The company reports nearly two million autonomous miles and more than 350,000 rides to date across its programs. Those figures matter: federal regulators weigh demonstrated safety performance—such as crash rates, disengagement behavior, and operational design domain limits—when evaluating non-traditional vehicles. Zoox says rider feedback is already informing product updates, a sign it’s treating service-quality metrics as seriously as technical ones.
New rider-driven features debut as service expands
Two rider-facing features are debuting as the footprint expands. ZooxCast brings Bluetooth audio connectivity to the cabin so groups can control music without fuss. Find My Zoox helps riders locate their vehicle in busy areas—think event exits or crowded pickup zones—reducing dwell times that slow fleet throughput. Small improvements like these can lift utilization and rider satisfaction, vital levers while trips remain free.
In Las Vegas, Zoox is also widening its pickup network to high-demand venues including The Sphere and T-Mobile Arena, in addition to existing stops like Area15, Topgolf, and Fashion Show Las Vegas. Preparing for future airport service is equally strategic; airports concentrate predictable trip patterns and surge windows, ideal for AV dispatch algorithms.
Competitive context and partnerships shaping rollout
Zoox’s pace contrasts with Alphabet-owned Waymo, which is pursuing a rapid multi-city expansion this year. Zoox is opting for deeper operations in a handful of markets while mapping Dallas and Phoenix and testing in cities such as Washington, D.C., Seattle, Los Angeles, and Atlanta. That approach favors operational rigor over headline speed, an understandable posture in a sector where missteps can set programs back months.
Distribution will not be limited to the company’s own app. Zoox recently announced a partnership with Uber to bring its robotaxis onto the ride-hail marketplace in Las Vegas later this year. If replicated in future cities, aggregator access could accelerate demand, smooth peak loads, and expose Zoox to riders who seldom try new mobility apps.

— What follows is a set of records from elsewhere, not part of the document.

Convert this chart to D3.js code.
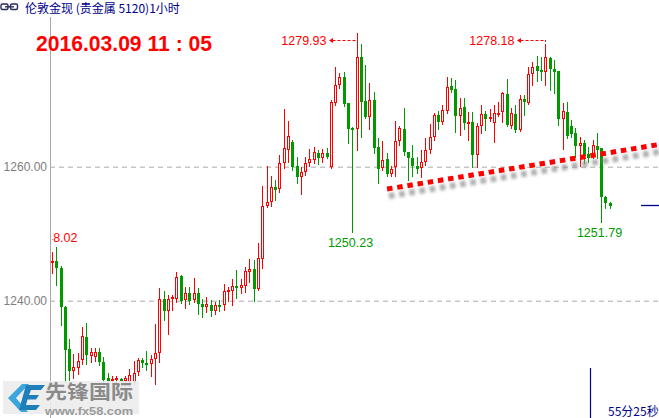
<!DOCTYPE html>
<html><head><meta charset="utf-8">
<script src="https://cdn.jsdelivr.net/npm/d3@7"></script>
<style>html,body{margin:0;padding:0;background:#fff;overflow:hidden}</style>
</head><body>
<svg id="c" width="659" height="418" style="display:block"></svg>
<script>
// ---- data (price, 1-hour candles) ----
const open = [
 1245.63,1245.93,1244.88,1239.06,1232.79,1229.51,1229.96,1231.15,1234.58,1231.79,
 1231.64,1232.34,1230.85,1228.51,1228.16,1228.16,1228.31,1228.01,1227.87,1227.91,
 1229.31,1231.15,1230.75,1230.51,1231.25,1232.15,1240.21,1238.36,1240.25,1240.36,
 1243.69,1240.00,1241.10,1240.10,1241.10,1239.46,1238.96,1239.31,1238.46,1239.31,
 1239.31,1241.40,1241.49,1242.19,1241.85,1242.24,1244.33,1244.69,1241.75,1246.33,
 1254.18,1254.78,1257.01,1256.67,1260.51,1262.60,1263.69,1260.10,1258.51,1259.16,
 1260.51,1261.00,1262.00,1261.25,1262.00,1260.00,1269.55,1272.19,1273.43,1269.55,
 1265.82,1265.63,1276.42,1269.81,1267.37,1269.96,1262.98,1259.76,1261.15,1258.91,
 1260.00,1263.73,1265.58,1262.15,1261.25,1260.15,1259.76,1260.75,1262.39,1264.39,
 1267.72,1266.72,1268.36,1272.04,1271.55,1267.57,1268.87,1266.48,1266.67,1261.75,
 1266.07,1267.87,1267.07,1266.48,1267.87,1268.06,1270.85,1266.07,1267.87,1265.48,
 1270.06,1269.55,1273.84,1275.07,1274.43,1274.09,1276.18,1274.58,1274.28,1267.12,
 1268.21,1266.07,1265.07,1263.09,1263.49,1261.90,1261.40,1263.09,1262.75,1255.43,1254.63];
const high = [
 1247.27,1248.02,1245.18,1239.21,1234.28,1232.04,1232.19,1236.12,1236.67,1232.98,
 1232.98,1232.98,1231.64,1229.21,1228.76,1228.76,1228.46,1228.76,1229.81,1231.00,
 1231.49,1231.40,1232.49,1231.90,1236.48,1241.85,1241.49,1240.85,1240.85,1244.28,
 1243.84,1242.00,1242.00,1243.34,1241.94,1240.21,1240.60,1240.10,1239.85,1240.10,
 1242.49,1242.00,1243.28,1244.58,1243.24,1245.07,1246.18,1246.07,1248.61,1257.16,
 1260.15,1258.61,1258.01,1261.75,1268.57,1266.82,1263.98,1261.49,1260.00,1261.40,
 1262.64,1262.90,1262.49,1262.64,1262.75,1269.96,1274.93,1273.94,1274.18,1269.55,
 1265.93,1279.93,1278.31,1275.18,1272.45,1271.19,1264.24,1263.88,1262.00,1260.10,
 1266.87,1266.07,1268.72,1262.19,1263.24,1261.49,1262.49,1264.24,1266.33,1267.97,
 1268.31,1269.21,1273.43,1273.19,1272.94,1270.21,1270.21,1268.16,1268.21,1266.48,
 1269.21,1268.36,1268.61,1269.21,1269.70,1271.19,1273.04,1268.76,1269.21,1270.70,
 1270.70,1274.84,1275.67,1276.52,1276.33,1278.18,1276.42,1275.93,1274.28,1269.46,
 1269.70,1266.97,1265.73,1264.48,1263.98,1262.98,1263.98,1264.98,1262.75,1255.63,1254.78];
const low = [
 1244.13,1242.34,1236.37,1227.91,1228.16,1228.46,1229.06,1230.55,1230.55,1230.90,
 1231.00,1230.40,1227.87,1227.42,1227.42,1227.27,1226.97,1227.27,1227.27,1227.57,
 1228.91,1230.15,1229.66,1228.81,1227.52,1230.90,1237.12,1234.98,1238.61,1239.85,
 1239.70,1238.87,1239.51,1239.85,1237.97,1237.61,1238.27,1237.76,1237.97,1238.46,
 1238.61,1240.00,1239.36,1240.36,1241.19,1241.34,1242.84,1240.00,1241.60,1244.84,
 1253.99,1254.18,1255.03,1256.18,1259.76,1260.75,1259.51,1257.61,1255.88,1258.76,
 1260.10,1260.55,1260.36,1260.66,1261.30,1259.76,1269.21,1271.75,1269.06,1263.58,
 1250.23,1262.49,1264.48,1267.22,1265.63,1262.04,1257.52,1259.51,1258.61,1258.61,
 1258.66,1263.24,1261.75,1258.01,1258.61,1259.01,1258.51,1260.25,1262.04,1263.98,
 1265.63,1266.37,1268.01,1271.15,1265.22,1264.73,1265.63,1263.98,1260.00,1260.00,
 1264.98,1265.48,1266.82,1263.64,1267.57,1266.72,1266.07,1265.78,1265.18,1265.33,
 1267.72,1269.36,1272.19,1272.84,1272.94,1272.19,1271.45,1271.04,1266.22,1262.60,
 1264.28,1264.43,1261.49,1260.10,1260.60,1260.75,1261.25,1261.30,1251.79,1253.84,1253.88];
const close = [
 1245.93,1244.88,1239.01,1232.64,1229.55,1230.15,1231.00,1234.73,1231.90,1232.34,
 1232.34,1230.90,1228.16,1228.01,1228.31,1228.46,1228.01,1228.46,1228.91,1229.25,
 1231.15,1230.66,1230.51,1231.25,1232.15,1240.21,1238.36,1240.21,1240.60,1243.58,
 1239.96,1241.10,1239.85,1241.10,1239.46,1238.96,1239.46,1238.46,1239.31,1239.10,
 1241.45,1241.64,1242.19,1241.85,1242.34,1244.48,1244.73,1241.75,1246.33,1254.18,
 1254.78,1257.01,1256.52,1260.51,1262.75,1264.63,1259.91,1258.51,1259.25,1260.51,
 1261.15,1262.15,1261.19,1262.00,1261.34,1269.70,1272.19,1273.43,1269.46,1265.63,
 1265.58,1276.33,1269.70,1267.46,1269.96,1262.75,1259.76,1261.00,1258.91,1259.61,
 1263.88,1265.73,1262.09,1261.25,1260.00,1259.76,1260.66,1262.49,1264.39,1267.72,
 1266.72,1268.46,1271.94,1271.45,1267.57,1268.72,1266.48,1266.72,1261.75,1266.07,
 1267.87,1267.07,1267.37,1267.97,1268.06,1270.96,1266.22,1267.97,1265.48,1270.06,
 1269.55,1273.84,1274.93,1274.33,1274.09,1276.33,1274.54,1274.18,1267.07,1268.31,
 1264.63,1264.88,1263.09,1263.49,1261.49,1261.25,1263.24,1262.49,1255.43,1254.54,1254.18];
const yTicks = [1240, 1260];
const titleText = "伦敦金现 (贵金属 5120)1小时";
const stampText = "2016.03.09 11 : 05";
const timerText = "55分25秒";
const hiMarks = [71, 115];      // candles with high-price labels
const loMarks = [70, 128];      // candles with low-price labels
const edgeMark = 1;             // partially hidden label at left edge
const trendIdx = [78.1, 141.5];
const trendPrice = [1256.67, 1263.31];

// ---- drawing ----
const W = 659, H = 418;
const RED = "#ff0000", GREEN = "#009a00", NAVY = "#00008c";
const svg = d3.select("#c");
const idx = d3.range(open.length);
const x = d3.scaleLinear().domain([0, open.length - 1]).range([52, 609.7]);
const y = d3.scaleLinear().domain([1240, 1260]).range([300.7, 166.7]);

const defs = svg.append("defs");
defs.append("clipPath").attr("id", "plot").append("rect")
  .attr("x", 50.5).attr("y", 17).attr("width", W - 50.5).attr("height", H - 17);
defs.append("clipPath").attr("id", "edge").append("rect")
  .attr("x", 52.3).attr("y", 17).attr("width", W - 52.3).attr("height", H - 17);
defs.append("filter").attr("id", "blur").attr("x", "-10%").attr("y", "-50%").attr("width", "120%").attr("height", "200%")
  .append("feGaussianBlur").attr("stdDeviation", 1.6);

// y axis + dashed grid
const axis = d3.axisLeft(y).tickValues(yTicks).tickFormat(d3.format(".2f"))
  .tickSizeInner(-(W - 50)).tickSizeOuter(0).tickPadding(3);
const ga = svg.append("g").attr("transform", "translate(50,0)").call(axis);
ga.select(".domain").remove();
ga.selectAll(".tick line").attr("stroke", "#ababab").attr("stroke-dasharray", "5,4");
ga.selectAll(".tick text").attr("fill", "#7d7d7d")
  .style("font-family", '"Liberation Sans",Arial,sans-serif').style("font-size", "12px");

svg.append("line").attr("x1", 50.5).attr("x2", 50.5).attr("y1", 17).attr("y2", H)
  .attr("stroke", "#a8a8a8");

// candles
const plot = svg.append("g").attr("clip-path", "url(#plot)");
const cx = i => Math.round(x(i));
const up = i => close[i] >= open[i];
const cg = plot.selectAll("g.c").data(idx).join("g").attr("class", "c");
cg.append("line")
  .attr("x1", i => cx(i) + 0.5).attr("x2", i => cx(i) + 0.5)
  .attr("y1", i => Math.round(y(high[i]))).attr("y2", i => Math.round(y(low[i])) + 1)
  .attr("stroke", i => up(i) ? RED : GREEN).attr("stroke-width", 1);
cg.append("rect")
  .attr("x", i => up(i) ? cx(i) - 0.5 : cx(i) - 1)
  .attr("width", i => up(i) ? 2 : 3)
  .attr("y", i => {
    const t = Math.round(y(Math.max(open[i], close[i])));
    return up(i) ? t + 0.5 : t;
  })
  .attr("height", i => {
    const h = Math.max(1, Math.round(Math.abs(y(open[i]) - y(close[i]))));
    return up(i) ? Math.max(1, h - 1) : Math.max(2, h);
  })
  .attr("fill", i => up(i) ? "#fff" : GREEN)
  .attr("stroke", i => up(i) ? RED : "none").attr("stroke-width", 1);

// trend line with shadow
const tr = trendIdx.map((d, k) => ({i: d, p: trendPrice[k]}));
const ln = d3.line().x(d => x(d.i)).y(d => y(d.p));
svg.append("path").attr("d", ln(tr)).attr("transform", "translate(2,7)")
  .attr("fill", "none").attr("stroke", "#8f8f8f").attr("stroke-width", 6)
  .attr("stroke-dasharray", "5.5,4.8").attr("opacity", 0.75).attr("filter", "url(#blur)");
svg.append("path").attr("d", ln(tr))
  .attr("fill", "none").attr("stroke", RED).attr("stroke-width", 5)
  .attr("stroke-dasharray", "5.5,4.8");

// high labels
const F = '"Liberation Sans",Arial,sans-serif';
const labY = 40;
hiMarks.forEach(i => {
  const c = cx(i) + 0.5;
  const g = svg.append("g");
  g.append("line").attr("x1", c - 25).attr("x2", c).attr("y1", labY + 0.5).attr("y2", labY + 0.5)
    .attr("stroke", RED).attr("stroke-dasharray", "3,2");
  if (y(high[i]) > labY) g.append("line").attr("x1", c).attr("x2", c)
    .attr("y1", labY).attr("y2", y(high[i])).attr("stroke", RED).attr("stroke-dasharray", "2,2");
  g.append("path").attr("d", `M${c - 28.5},${labY + 0.5} L${c - 24.5},${labY - 2} L${c - 24.5},${labY + 3} Z`)
    .attr("fill", RED);
  g.append("text").attr("x", c - 31).attr("y", labY + 4.5).attr("text-anchor", "end")
    .attr("fill", RED).style("font-family", F).style("font-size", "12.5px")
    .text(d3.format(".2f")(high[i]));
});
// low labels
loMarks.forEach(i => {
  svg.append("text").attr("x", cx(i) - 1.5).attr("y", y(low[i]) + 15).attr("text-anchor", "middle")
    .attr("fill", GREEN).style("font-family", F).style("font-size", "12.5px")
    .text(d3.format(".2f")(low[i]));
});
// edge label (clipped by the axis)
svg.append("g").attr("clip-path", "url(#edge)").append("text")
  .attr("x", cx(edgeMark) + 21.5).attr("y", y(high[edgeMark]) - 4.5).attr("text-anchor", "end")
  .attr("fill", RED).style("font-family", F).style("font-size", "12.5px")
  .text(d3.format(".2f")(high[edgeMark]));

// current price marker
const last = close[close.length - 1];
svg.append("line").attr("x1", 641).attr("x2", W).attr("y1", Math.round(y(last)) - 0.5).attr("y2", Math.round(y(last)) - 0.5)
  .attr("stroke", NAVY).attr("stroke-width", 1.3);

// title row
const ic = svg.append("g").attr("fill", "none").attr("stroke", "#2a2a5a").attr("stroke-width", 1.4);
ic.append("rect").attr("x", 1).attr("y", 4).attr("width", 7).attr("height", 5.5).attr("rx", 1.5);
ic.append("rect").attr("x", 10.5).attr("y", 4).attr("width", 7).attr("height", 5.5).attr("rx", 1.5);
ic.append("line").attr("x1", 5).attr("x2", 14).attr("y1", 6.8).attr("y2", 6.8);
svg.append("text").attr("x", 25).attr("y", 13).attr("fill", NAVY)
  .style("font-family", '"Noto Sans CJK SC",sans-serif').style("font-size", "12px").text(titleText);

svg.append("text").attr("x", 36).attr("y", 50.5).attr("fill", RED)
  .attr("textLength", 176).attr("lengthAdjust", "spacingAndGlyphs")
  .style("font-family", F).style("font-weight", "bold").style("font-size", "22px").text(stampText);

// bottom right timer
svg.append("line").attr("x1", 590.5).attr("x2", 590.5).attr("y1", 368).attr("y2", H)
  .attr("stroke", NAVY).attr("stroke-width", 1.2);
svg.append("text").attr("x", 608).attr("y", 415.5).attr("fill", NAVY)
  .style("font-family", '"Noto Sans CJK SC",sans-serif').style("font-size", "12px").text(timerText);

// watermark logo
const lg = svg.append("g");
lg.append("rect").attr("x", 3).attr("y", 381).attr("width", 136).attr("height", 33)
  .attr("fill", "#ececec").attr("opacity", 0.9);
lg.append("path").attr("d", "M22,384 L8,398 L21,412 L28,412 L16,398 L29,384 Z").attr("fill", "#3ba6dc");
lg.append("path").attr("d", "M26,385 L45,385 L41,390 L31,390 L29,395 L39,395 L36,399.5 L27.5,399.5 L26,405 L40,405 L36,410 L19,410 Z")
  .attr("fill", "#1e7fb9");
lg.append("text").attr("x", 45).attr("y", 398.5).attr("fill", "#8a8a8a")
  .attr("textLength", 88).attr("lengthAdjust", "spacingAndGlyphs")
  .style("font-family", '"Noto Sans CJK SC",sans-serif').style("font-weight", "bold").style("font-size", "19px").text("先锋国际");
lg.append("text").attr("x", 45).attr("y", 414.5).attr("fill", "#9a9a9a")
  .attr("textLength", 88).attr("lengthAdjust", "spacingAndGlyphs")
  .style("font-family", F).style("font-weight", "bold").style("font-size", "10.5px").text("www.fx58.com");
</script>
</body></html>
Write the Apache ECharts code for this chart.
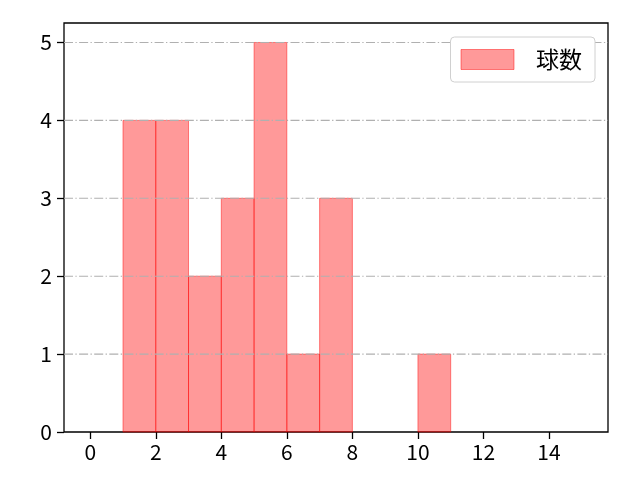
<!DOCTYPE html>
<html>
<head>
<meta charset="utf-8">
<script src="https://cdn.jsdelivr.net/npm/echarts@6/dist/echarts.min.js"></script>
<style>html,body{margin:0;padding:0;background:#fff}#c{width:640px;height:480px}</style>
</head>
<body>
<div id="c"></div>
<script>
var binStarts = [1, 2, 3, 4, 5, 6, 7, 8, 9, 10];
var binEnds   = [2, 3, 4, 5, 6, 7, 8, 9, 10, 11];
var counts    = [4, 4, 2, 3, 5, 1, 3, 0, 0, 1];
var xTicks = [0, 2, 4, 6, 8, 10, 12, 14];
var yTicks = [0, 1, 2, 3, 4, 5];
var gridValues = [1, 2, 3, 4, 5];
var seriesName = '球数';

var FONT = '"Noto Sans CJK JP", "Noto Sans", sans-serif';
var FILL = 'rgba(255,0,0,0.4)';
var EDGE = 'rgba(255,0,0,0.45)';

var histData = binStarts.map(function (s, i) { return [s, binEnds[i], counts[i]]; });
var gridData = gridValues.map(function (v) { return [v]; });

var chart = echarts.init(document.getElementById('c'), null, {renderer: 'canvas'});
chart.setOption({
  animation: false,
  backgroundColor: '#fff',
  grid: {left: 64, top: 23, width: 544, height: 409, show: true, borderColor: '#000', borderWidth: 1.3, backgroundColor: 'transparent'},
  legend: {
    right: 45, top: 37,
    data: [{name: seriesName, icon: 'rect'}],
    itemWidth: 53, itemHeight: 20,
    padding: [11, 13, 11, 10],
    backgroundColor: '#fff',
    borderColor: '#d0d0d0', borderWidth: 1, borderRadius: 4,
    textStyle: {fontFamily: FONT, fontSize: 23, color: '#000', padding: [0, 0, 0, 17]},
    itemStyle: {color: FILL, borderColor: EDGE, borderWidth: 1}
  },
  xAxis: {
    type: 'value', min: -0.8, max: 15.8,
    splitLine: {show: false},
    axisLine: {show: false, onZero: false},
    axisTick: {show: true, inside: false, length: 7, lineStyle: {color: '#000', width: 1.3}, customValues: xTicks},
    axisLabel: {show: true, margin: 10, fontFamily: FONT, fontSize: 21, color: '#000', customValues: xTicks, formatter: function (v) { return String(v); }}
  },
  yAxis: {
    type: 'value', min: 0, max: 5.25,
    splitLine: {show: false},
    axisLine: {show: false, onZero: false},
    axisTick: {show: true, inside: false, length: 7, lineStyle: {color: '#000', width: 1.3}, customValues: yTicks},
    axisLabel: {show: true, margin: 12, fontFamily: FONT, fontSize: 21, color: '#000', customValues: yTicks, formatter: function (v) { return String(v); }}
  },
  series: [
    {
      name: seriesName,
      type: 'custom',
      z: 2,
      itemStyle: {color: FILL, borderColor: EDGE, borderWidth: 1},
      renderItem: function (params, api) {
        if (api.value(2) <= 0) return null;
        var p0 = api.coord([api.value(0), 0]);
        var p1 = api.coord([api.value(1), api.value(2)]);
        return {
          type: 'rect',
          shape: {x: p0[0], y: p1[1], width: p1[0] - p0[0], height: p0[1] - p1[1]},
          style: {fill: FILL, stroke: EDGE, lineWidth: 1}
        };
      },
      encode: {x: [0, 1], y: 2},
      data: histData
    },
    {
      name: 'grid',
      type: 'custom',
      z: 3,
      silent: true,
      renderItem: function (params, api) {
        var a = api.coord([-0.8, api.value(0)]);
        var b = api.coord([15.8, api.value(0)]);
        return {
          type: 'line',
          shape: {x1: a[0], y1: a[1], x2: b[0], y2: b[1]},
          style: {stroke: '#b0b0b0', lineWidth: 1.1, lineDash: [9, 2.4, 1.3, 2.4]}
        };
      },
      encode: {y: 0},
      data: gridData
    }
  ]
});
</script>
</body>
</html>
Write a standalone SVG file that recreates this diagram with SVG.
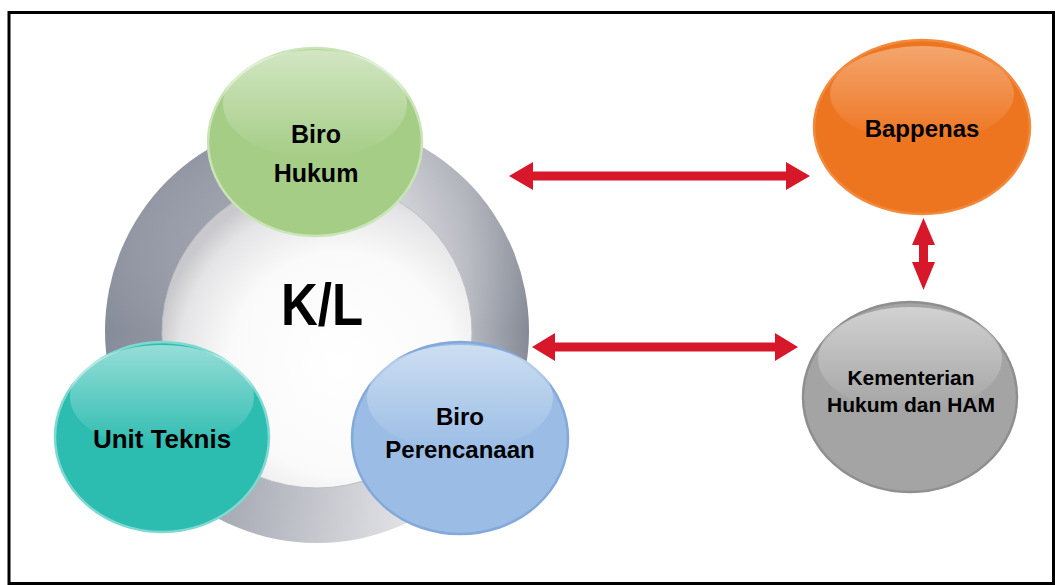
<svg xmlns="http://www.w3.org/2000/svg" width="1055" height="585" viewBox="0 0 1055 585">
<style>
.lbl{font-family:"Liberation Sans",Arial,sans-serif;font-weight:bold;fill:#000;text-anchor:middle}
.arrow{fill:#d7182a}
.hl{fill:url(#gloss)}
</style>
<defs>
<linearGradient id="ring" x1="0" y1="0" x2="1" y2="0">
<stop offset="0" stop-color="#868b99"/>
<stop offset="0.3" stop-color="#9da1ac"/>
<stop offset="0.7" stop-color="#dcdce0"/>
<stop offset="0.85" stop-color="#b9bbc2"/>
<stop offset="1" stop-color="#848995"/>
</linearGradient>
<linearGradient id="ringV" x1="0" y1="0" x2="0" y2="1">
<stop offset="0" stop-color="#6d7385" stop-opacity="0.35"/>
<stop offset="0.5" stop-color="#ffffff" stop-opacity="0"/>
<stop offset="1" stop-color="#ffffff" stop-opacity="0.15"/>
</linearGradient>
<radialGradient id="inner" cx="0.58" cy="0.6" r="0.6">
<stop offset="0" stop-color="#ffffff"/>
<stop offset="0.6" stop-color="#fafafa"/>
<stop offset="0.88" stop-color="#e4e4e6"/>
<stop offset="1" stop-color="#c9c9cd"/>
</radialGradient>
<linearGradient id="gloss" x1="0" y1="0" x2="0" y2="1">
<stop offset="0" stop-color="#ffffff" stop-opacity="0.5"/>
<stop offset="1" stop-color="#ffffff" stop-opacity="0"/>
</linearGradient>
</defs>

<path d="M9,585 V12.5 H1053.5 V583.5 H9" fill="none" stroke="#000" stroke-width="3"/>

<g id="kl">
<circle cx="317" cy="331" r="212" fill="url(#ring)"/>
<circle cx="317" cy="331" r="212" fill="url(#ringV)"/>
<circle cx="317" cy="333" r="155" fill="url(#inner)" stroke="#bfc0c6" stroke-width="1"/>
<text class="lbl" x="322" y="325" font-size="60" textLength="82" lengthAdjust="spacingAndGlyphs">K/L</text>
</g>

<g id="biro-hukum">
<ellipse cx="315" cy="142" rx="107" ry="94" fill="#a5cd86" stroke="#c9e4b7" stroke-width="2.5"/>
<ellipse class="hl" cx="315" cy="104" rx="92" ry="54"/>
<text class="lbl" x="316" y="143" font-size="25">Biro</text>
<text class="lbl" x="316" y="182" font-size="25">Hukum</text>
</g>

<g id="unit-teknis">
<ellipse cx="162" cy="437" rx="107" ry="95" fill="#2dbcb0" stroke="#7fd9d1" stroke-width="2.5"/>
<ellipse class="hl" cx="162" cy="397" rx="92" ry="52"/>
<text class="lbl" x="162" y="448" font-size="26">Unit Teknis</text>
</g>

<g id="biro-perencanaan">
<ellipse cx="460" cy="438" rx="108" ry="96" fill="#9bbde5" stroke="#82a9da" stroke-width="2.5"/>
<ellipse class="hl" cx="460" cy="398" rx="93" ry="53"/>
<text class="lbl" x="460" y="425" font-size="24">Biro</text>
<text class="lbl" x="460" y="458" font-size="24">Perencanaan</text>
</g>

<g id="bappenas">
<ellipse cx="922" cy="127" rx="108" ry="87" fill="#ee7520" stroke="#f28a3e" stroke-width="2.5"/>
<ellipse class="hl" cx="922" cy="94" rx="92" ry="48" opacity="0.7"/>
<text class="lbl" x="922" y="137" font-size="24">Bappenas</text>
</g>

<g id="kemenkumham">
<ellipse cx="910" cy="397" rx="107" ry="95" fill="#a4a4a4" stroke="#8f8f8f" stroke-width="2.5"/>
<ellipse class="hl" cx="910" cy="359" rx="92" ry="52"/>
<text class="lbl" x="911" y="385" font-size="21">Kementerian</text>
<text class="lbl" x="911" y="412" font-size="21">Hukum dan HAM</text>
</g>

<g id="connectors">
<polygon class="arrow" points="509,176 533,162 533,171.5 786,171.5 786,162 810,176 786,190 786,180.5 533,180.5 533,190"/>
<polygon class="arrow" points="532,347 555,333 555,342.5 775,342.5 775,333 798,347 775,361 775,351.5 555,351.5 555,361"/>
<polygon class="arrow" points="923.5,218 935,245 928,245 928,262 935,262 923.5,290 912,262 919,262 919,245 912,245"/>
</g>
</svg>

Why these cities matter for Zoox’s broader strategy
Austin and Miami offer complementary proving grounds. Both have strong tourism and nightlife corridors with concentrated trip density, growing residential cores, and supportive state-level AV policies. Austin’s tech workforce and event calendar create sustained baseline demand; Miami’s coastal weather, seasonal surges, and multilingual ridership challenge vehicle robustness and service design.
For city leaders and transit planners, the deployments will provide fresh data on how driverless fleets interact with curb management, bus lanes, and micromobility. Agencies from local transportation departments to metropolitan planning organizations will be watching dwell times, double-parking, and near-miss metrics to gauge whether AVs can reduce friction or add to it.
The road to commercial service across U.S. cities
Zoox’s next milestones are clear: secure federal exemptions, continue safe fleet scaling, and convert free pilots into paid, on-demand service. If the company delivers on its Austin and Miami plans while broadening San Francisco and Las Vegas, it will have a diversified operating base across different climates, street designs, and rider profiles—exactly the mix needed to prove durability before going fully commercial.
The message behind today’s move is simple: Zoox is widening the stage, not just the spotlight. By layering real-world rider feedback over a growing set of urban backdrops, the company is setting up the kind of evidence regulators, partners, and the public will look for as driverless ride-hailing matures.